Amidst the wooden hulls and sheets of canvas naval vessels occasioned the sound, often passing through but also on target practice missions. The shelter of Menemsha bight at the southern end of Vineyard Sound offered smooth water for the North Atlantic Squadron to unlimber its big guns and send volleys out to moored targets at sea. The reports shook windows in their casings and disturbed island residents, especially during nighttime gunnery exercises.

As with so many other seagoing vessels, the grey steel warships were themselves at a point of transformation. In February 1906 a bottle of Australian wine shattered across the bow of the HMS Dreadnaught at her launch and virtually overnight rendered the battleships and cruisers transiting the sound were obsolete.

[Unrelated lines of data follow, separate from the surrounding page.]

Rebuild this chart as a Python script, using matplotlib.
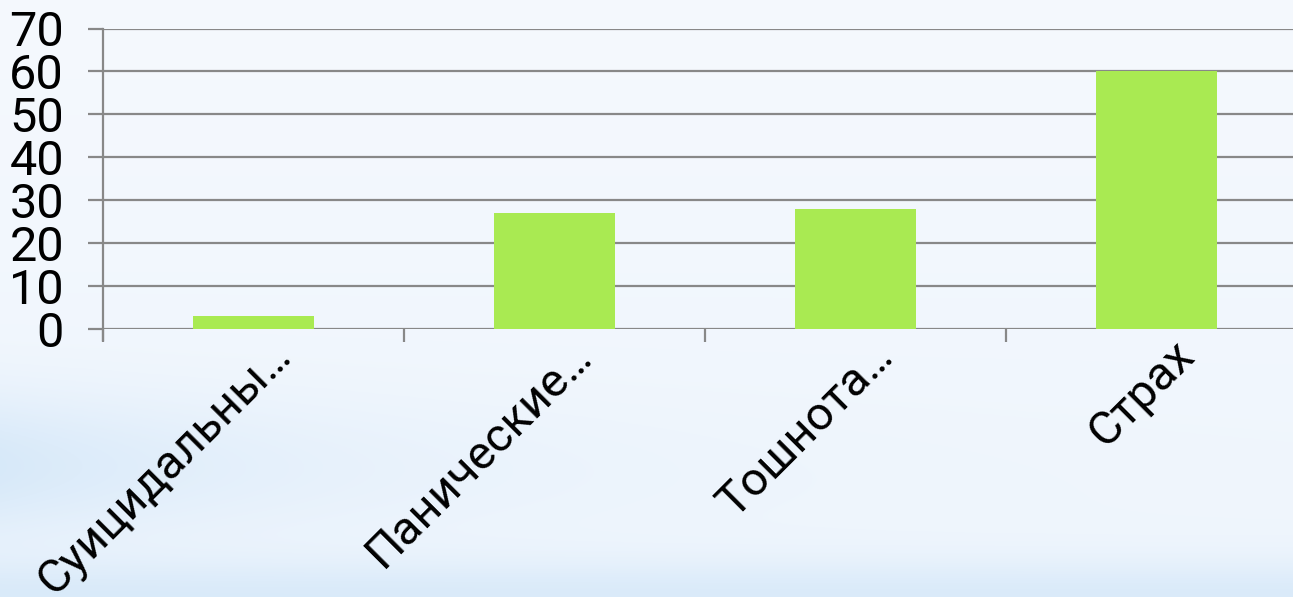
import numpy as np
import matplotlib.pyplot as plt
from matplotlib.transforms import ScaledTranslation

categories = ['Суицидальны…', 'Панические…', 'Тошнота…', 'Страх']
values = [3, 27, 28, 60]
yticks = [0, 10, 20, 30, 40, 50, 60, 70]

plt.rcParams['font.family'] = ['Roboto', 'DejaVu Sans']

fig = plt.figure(figsize=(12.93, 5.97), dpi=100)

# soft blue background
bg = fig.add_axes([0, 0, 1, 1], zorder=-10)
yy, xx = np.mgrid[0:1:300j, 0:1:600j]
band = np.exp(-((yy - 0.22) / 0.12) ** 2) * np.exp(-xx / 0.25) * 0.6
bottom = np.exp(-(yy / 0.06) ** 2) * 0.5
t = np.clip(band + bottom + 0.15 * (1 - yy), 0, 1)
c0 = np.array([0.96, 0.975, 0.995])
c1 = np.array([0.80, 0.89, 0.97])
img = c0 * (1 - t[..., None]) + c1 * t[..., None]
bg.imshow(img, origin='lower', aspect='auto', extent=[0, 1, 0, 1])
bg.axis('off')

ax = fig.add_axes([103 / 1293, 1 - 329 / 597, 1204 / 1293, 300.5 / 597])
ax.patch.set_alpha(0)
x = np.arange(len(categories))
ax.bar(x, values, width=0.4, color='#a9ea52', zorder=3)

ax.set_xlim(-0.5, len(categories) - 0.5)
ax.set_ylim(0, 70)
ax.set_yticks(yticks)
ax.yaxis.grid(True, color='#888888', linewidth=1.6, zorder=0)
ax.tick_params(axis='y', length=11, width=1.6, color='#888888', pad=17,
               labelsize=35)
for lab in ax.get_yticklabels():
    lab.set_fontstretch('condensed')
for s in ['top', 'right', 'bottom']:
    ax.spines[s].set_visible(False)
ax.spines['left'].set_color('#888888')
ax.spines['left'].set_linewidth(1.6)
ax.spines['left'].set_bounds(-2.6, 70)

ax.set_xticks(x)
ax.set_xticks(np.arange(len(categories) + 1) - 0.5, minor=True)
ax.tick_params(axis='x', which='major', length=0, pad=14)
ax.tick_params(axis='x', which='minor', length=9, width=1.6, color='#888888')
ax.set_xticklabels(categories, rotation=45, ha='right', va='center',
                   rotation_mode='anchor', fontsize=34)
off = ScaledTranslation(22 / 72, 0, fig.dpi_scale_trans)
for lab in ax.get_xticklabels():
    lab.set_transform(lab.get_transform() + off)

fig.savefig('out.png', dpi=100)
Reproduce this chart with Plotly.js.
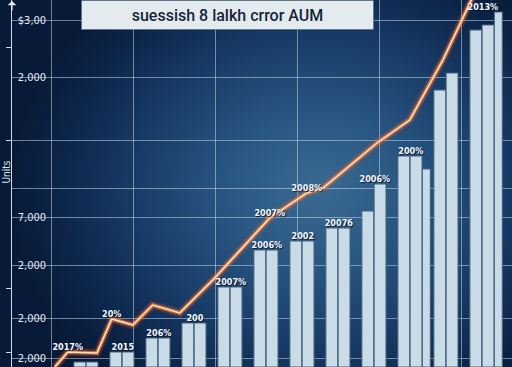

The grace of the private sloops darting about and the ever present  masts the schooners and barges punctuated by the odd warship or passenger steamer painted the sound at the turn of the century. Streaks of black coal smoke and small wakes left by sailing vessels dwindled after the canal opened in 1914 and expanded in the ’30s. By the second World War the maritime picture had changed for good. The schooners and barges were gone; what coastal steamers remained were an endangered species and the larger modern warships wouldn’t lightly risk the changing shoals of the Cape Cod Passage. Today the island ferries ply their familiar route and the odd barge, mastless and under tow, laden with fuel, makes its appearance. Very occasionally a large cruise ship makes an appearance, but the once-commercial waterway has given over to sport fisherman and weekend sailor. Silent wooden hulls resting on the bottom of the sound are the lonely testament to a bygone age.